» **Task brief**: Copy the material that follows word for word and omit its pictures.

****

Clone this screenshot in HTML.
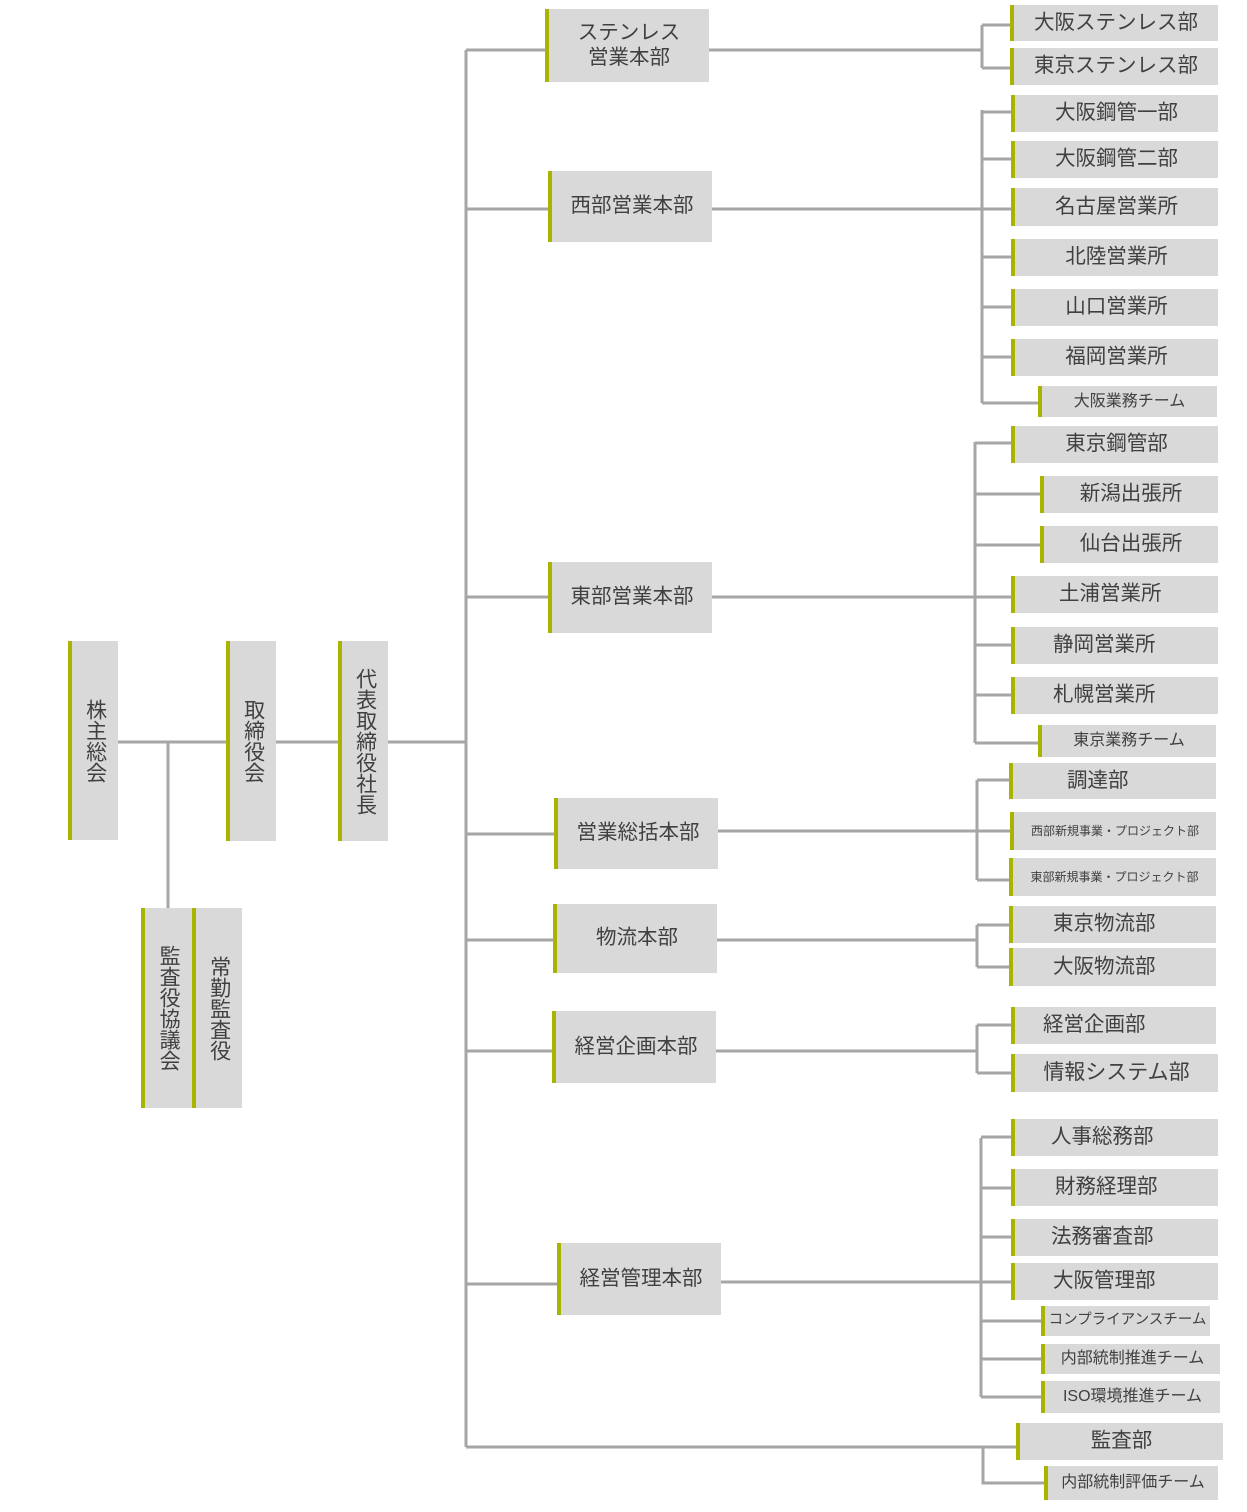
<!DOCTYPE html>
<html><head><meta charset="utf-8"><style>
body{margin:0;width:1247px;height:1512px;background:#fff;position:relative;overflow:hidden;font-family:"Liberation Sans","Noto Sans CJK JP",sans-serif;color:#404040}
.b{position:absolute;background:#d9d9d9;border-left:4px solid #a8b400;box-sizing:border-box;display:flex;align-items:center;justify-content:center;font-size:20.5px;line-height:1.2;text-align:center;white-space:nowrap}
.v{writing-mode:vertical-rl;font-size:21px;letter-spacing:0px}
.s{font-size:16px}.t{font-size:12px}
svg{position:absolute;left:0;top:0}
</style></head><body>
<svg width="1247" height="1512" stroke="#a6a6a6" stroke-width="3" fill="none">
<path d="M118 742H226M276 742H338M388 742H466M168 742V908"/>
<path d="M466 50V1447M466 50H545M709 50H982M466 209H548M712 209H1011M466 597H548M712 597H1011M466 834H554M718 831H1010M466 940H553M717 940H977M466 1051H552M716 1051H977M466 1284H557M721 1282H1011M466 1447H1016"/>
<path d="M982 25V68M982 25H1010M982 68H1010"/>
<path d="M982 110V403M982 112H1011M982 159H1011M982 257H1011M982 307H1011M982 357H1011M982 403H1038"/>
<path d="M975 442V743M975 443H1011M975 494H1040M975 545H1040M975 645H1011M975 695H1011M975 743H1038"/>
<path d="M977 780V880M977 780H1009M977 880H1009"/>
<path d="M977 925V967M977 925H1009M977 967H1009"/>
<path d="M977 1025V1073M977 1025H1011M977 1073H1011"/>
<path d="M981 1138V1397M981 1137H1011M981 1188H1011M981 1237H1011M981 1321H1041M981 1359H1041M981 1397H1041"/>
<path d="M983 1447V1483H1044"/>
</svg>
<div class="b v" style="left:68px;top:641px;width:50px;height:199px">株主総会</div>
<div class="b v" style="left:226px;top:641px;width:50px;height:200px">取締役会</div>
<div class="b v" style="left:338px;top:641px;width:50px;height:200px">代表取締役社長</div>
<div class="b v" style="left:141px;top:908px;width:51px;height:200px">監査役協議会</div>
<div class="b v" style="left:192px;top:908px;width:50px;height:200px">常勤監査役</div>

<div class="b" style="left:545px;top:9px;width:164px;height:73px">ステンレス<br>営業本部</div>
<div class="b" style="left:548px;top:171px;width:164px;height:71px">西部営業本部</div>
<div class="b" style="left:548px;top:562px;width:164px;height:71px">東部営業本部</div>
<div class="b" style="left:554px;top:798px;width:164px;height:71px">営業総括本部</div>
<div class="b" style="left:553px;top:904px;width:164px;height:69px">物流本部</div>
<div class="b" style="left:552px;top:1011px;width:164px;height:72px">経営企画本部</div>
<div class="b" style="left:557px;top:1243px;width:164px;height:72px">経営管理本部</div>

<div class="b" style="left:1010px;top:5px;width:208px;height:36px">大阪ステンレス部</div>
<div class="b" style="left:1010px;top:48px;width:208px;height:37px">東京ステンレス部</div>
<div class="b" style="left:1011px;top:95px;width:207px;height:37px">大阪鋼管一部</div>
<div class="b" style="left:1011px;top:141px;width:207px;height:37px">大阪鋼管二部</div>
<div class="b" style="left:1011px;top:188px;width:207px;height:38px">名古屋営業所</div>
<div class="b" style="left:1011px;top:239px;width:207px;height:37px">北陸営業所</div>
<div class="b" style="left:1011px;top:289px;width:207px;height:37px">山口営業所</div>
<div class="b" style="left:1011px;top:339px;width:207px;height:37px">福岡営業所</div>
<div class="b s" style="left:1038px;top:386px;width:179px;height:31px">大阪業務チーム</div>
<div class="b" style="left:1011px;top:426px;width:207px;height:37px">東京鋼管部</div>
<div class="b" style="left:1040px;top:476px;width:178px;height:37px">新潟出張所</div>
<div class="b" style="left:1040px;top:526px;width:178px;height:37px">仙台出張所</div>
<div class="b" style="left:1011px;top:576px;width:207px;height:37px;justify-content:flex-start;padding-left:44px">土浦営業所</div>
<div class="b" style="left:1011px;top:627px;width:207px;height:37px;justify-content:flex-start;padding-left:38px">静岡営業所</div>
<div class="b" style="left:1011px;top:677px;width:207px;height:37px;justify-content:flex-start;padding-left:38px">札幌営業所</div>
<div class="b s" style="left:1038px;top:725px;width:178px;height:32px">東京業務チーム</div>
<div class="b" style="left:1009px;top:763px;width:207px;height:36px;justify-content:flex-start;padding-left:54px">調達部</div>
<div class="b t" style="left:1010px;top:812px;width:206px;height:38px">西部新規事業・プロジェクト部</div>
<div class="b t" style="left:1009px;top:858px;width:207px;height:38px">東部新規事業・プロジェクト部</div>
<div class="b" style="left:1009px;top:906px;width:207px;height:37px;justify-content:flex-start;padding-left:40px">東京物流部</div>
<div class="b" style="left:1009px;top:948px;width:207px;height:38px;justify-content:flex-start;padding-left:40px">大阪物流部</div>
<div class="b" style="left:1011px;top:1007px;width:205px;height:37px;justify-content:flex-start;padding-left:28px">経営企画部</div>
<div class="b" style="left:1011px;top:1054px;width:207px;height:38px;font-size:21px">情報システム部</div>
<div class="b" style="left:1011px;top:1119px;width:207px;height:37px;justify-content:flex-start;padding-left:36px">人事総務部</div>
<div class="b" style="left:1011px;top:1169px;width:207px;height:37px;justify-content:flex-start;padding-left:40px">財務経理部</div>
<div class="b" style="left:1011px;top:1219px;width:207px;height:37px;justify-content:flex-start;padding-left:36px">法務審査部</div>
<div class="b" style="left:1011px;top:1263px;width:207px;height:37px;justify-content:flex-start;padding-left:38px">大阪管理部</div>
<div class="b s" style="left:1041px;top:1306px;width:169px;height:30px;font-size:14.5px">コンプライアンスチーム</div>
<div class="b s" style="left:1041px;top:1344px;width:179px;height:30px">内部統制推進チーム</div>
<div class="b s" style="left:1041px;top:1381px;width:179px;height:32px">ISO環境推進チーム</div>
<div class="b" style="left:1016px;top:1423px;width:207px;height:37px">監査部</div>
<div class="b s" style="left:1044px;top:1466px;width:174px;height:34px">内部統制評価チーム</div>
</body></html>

****

» **Problem solution**:
Clone this screenshot in HTML.
<!DOCTYPE html>
<html><head><meta charset="utf-8"><style>
body{margin:0;width:1247px;height:1512px;background:#fff;position:relative;overflow:hidden;font-family:"Liberation Sans","Noto Sans CJK JP",sans-serif;color:#404040}
.b{position:absolute;background:#d9d9d9;border-left:4px solid #a8b400;box-sizing:border-box;display:flex;align-items:center;justify-content:center;font-size:20.5px;line-height:1.2;text-align:center;white-space:nowrap}
.v{writing-mode:vertical-rl;font-size:21px;letter-spacing:0px}
.s{font-size:16px}.t{font-size:12px}
svg{position:absolute;left:0;top:0}
</style></head><body>
<svg width="1247" height="1512" stroke="#a6a6a6" stroke-width="3" fill="none">
<path d="M118 742H226M276 742H338M388 742H466M168 742V908"/>
<path d="M466 50V1447M466 50H545M709 50H982M466 209H548M712 209H1011M466 597H548M712 597H1011M466 834H554M718 831H1010M466 940H553M717 940H977M466 1051H552M716 1051H977M466 1284H557M721 1282H1011M466 1447H1016"/>
<path d="M982 25V68M982 25H1010M982 68H1010"/>
<path d="M982 110V403M982 112H1011M982 159H1011M982 257H1011M982 307H1011M982 357H1011M982 403H1038"/>
<path d="M975 442V743M975 443H1011M975 494H1040M975 545H1040M975 645H1011M975 695H1011M975 743H1038"/>
<path d="M977 780V880M977 780H1009M977 880H1009"/>
<path d="M977 925V967M977 925H1009M977 967H1009"/>
<path d="M977 1025V1073M977 1025H1011M977 1073H1011"/>
<path d="M981 1138V1397M981 1137H1011M981 1188H1011M981 1237H1011M981 1321H1041M981 1359H1041M981 1397H1041"/>
<path d="M983 1447V1483H1044"/>
</svg>
<div class="b v" style="left:68px;top:641px;width:50px;height:199px">株主総会</div>
<div class="b v" style="left:226px;top:641px;width:50px;height:200px">取締役会</div>
<div class="b v" style="left:338px;top:641px;width:50px;height:200px">代表取締役社長</div>
<div class="b v" style="left:141px;top:908px;width:51px;height:200px">監査役協議会</div>
<div class="b v" style="left:192px;top:908px;width:50px;height:200px">常勤監査役</div>

<div class="b" style="left:545px;top:9px;width:164px;height:73px">ステンレス<br>営業本部</div>
<div class="b" style="left:548px;top:171px;width:164px;height:71px">西部営業本部</div>
<div class="b" style="left:548px;top:562px;width:164px;height:71px">東部営業本部</div>
<div class="b" style="left:554px;top:798px;width:164px;height:71px">営業総括本部</div>
<div class="b" style="left:553px;top:904px;width:164px;height:69px">物流本部</div>
<div class="b" style="left:552px;top:1011px;width:164px;height:72px">経営企画本部</div>
<div class="b" style="left:557px;top:1243px;width:164px;height:72px">経営管理本部</div>

<div class="b" style="left:1010px;top:5px;width:208px;height:36px">大阪ステンレス部</div>
<div class="b" style="left:1010px;top:48px;width:208px;height:37px">東京ステンレス部</div>
<div class="b" style="left:1011px;top:95px;width:207px;height:37px">大阪鋼管一部</div>
<div class="b" style="left:1011px;top:141px;width:207px;height:37px">大阪鋼管二部</div>
<div class="b" style="left:1011px;top:188px;width:207px;height:38px">名古屋営業所</div>
<div class="b" style="left:1011px;top:239px;width:207px;height:37px">北陸営業所</div>
<div class="b" style="left:1011px;top:289px;width:207px;height:37px">山口営業所</div>
<div class="b" style="left:1011px;top:339px;width:207px;height:37px">福岡営業所</div>
<div class="b s" style="left:1038px;top:386px;width:179px;height:31px">大阪業務チーム</div>
<div class="b" style="left:1011px;top:426px;width:207px;height:37px">東京鋼管部</div>
<div class="b" style="left:1040px;top:476px;width:178px;height:37px">新潟出張所</div>
<div class="b" style="left:1040px;top:526px;width:178px;height:37px">仙台出張所</div>
<div class="b" style="left:1011px;top:576px;width:207px;height:37px;justify-content:flex-start;padding-left:44px">土浦営業所</div>
<div class="b" style="left:1011px;top:627px;width:207px;height:37px;justify-content:flex-start;padding-left:38px">静岡営業所</div>
<div class="b" style="left:1011px;top:677px;width:207px;height:37px;justify-content:flex-start;padding-left:38px">札幌営業所</div>
<div class="b s" style="left:1038px;top:725px;width:178px;height:32px">東京業務チーム</div>
<div class="b" style="left:1009px;top:763px;width:207px;height:36px;justify-content:flex-start;padding-left:54px">調達部</div>
<div class="b t" style="left:1010px;top:812px;width:206px;height:38px">西部新規事業・プロジェクト部</div>
<div class="b t" style="left:1009px;top:858px;width:207px;height:38px">東部新規事業・プロジェクト部</div>
<div class="b" style="left:1009px;top:906px;width:207px;height:37px;justify-content:flex-start;padding-left:40px">東京物流部</div>
<div class="b" style="left:1009px;top:948px;width:207px;height:38px;justify-content:flex-start;padding-left:40px">大阪物流部</div>
<div class="b" style="left:1011px;top:1007px;width:205px;height:37px;justify-content:flex-start;padding-left:28px">経営企画部</div>
<div class="b" style="left:1011px;top:1054px;width:207px;height:38px;font-size:21px">情報システム部</div>
<div class="b" style="left:1011px;top:1119px;width:207px;height:37px;justify-content:flex-start;padding-left:36px">人事総務部</div>
<div class="b" style="left:1011px;top:1169px;width:207px;height:37px;justify-content:flex-start;padding-left:40px">財務経理部</div>
<div class="b" style="left:1011px;top:1219px;width:207px;height:37px;justify-content:flex-start;padding-left:36px">法務審査部</div>
<div class="b" style="left:1011px;top:1263px;width:207px;height:37px;justify-content:flex-start;padding-left:38px">大阪管理部</div>
<div class="b s" style="left:1041px;top:1306px;width:169px;height:30px;font-size:14.5px">コンプライアンスチーム</div>
<div class="b s" style="left:1041px;top:1344px;width:179px;height:30px">内部統制推進チーム</div>
<div class="b s" style="left:1041px;top:1381px;width:179px;height:32px">ISO環境推進チーム</div>
<div class="b" style="left:1016px;top:1423px;width:207px;height:37px">監査部</div>
<div class="b s" style="left:1044px;top:1466px;width:174px;height:34px">内部統制評価チーム</div>
</body></html>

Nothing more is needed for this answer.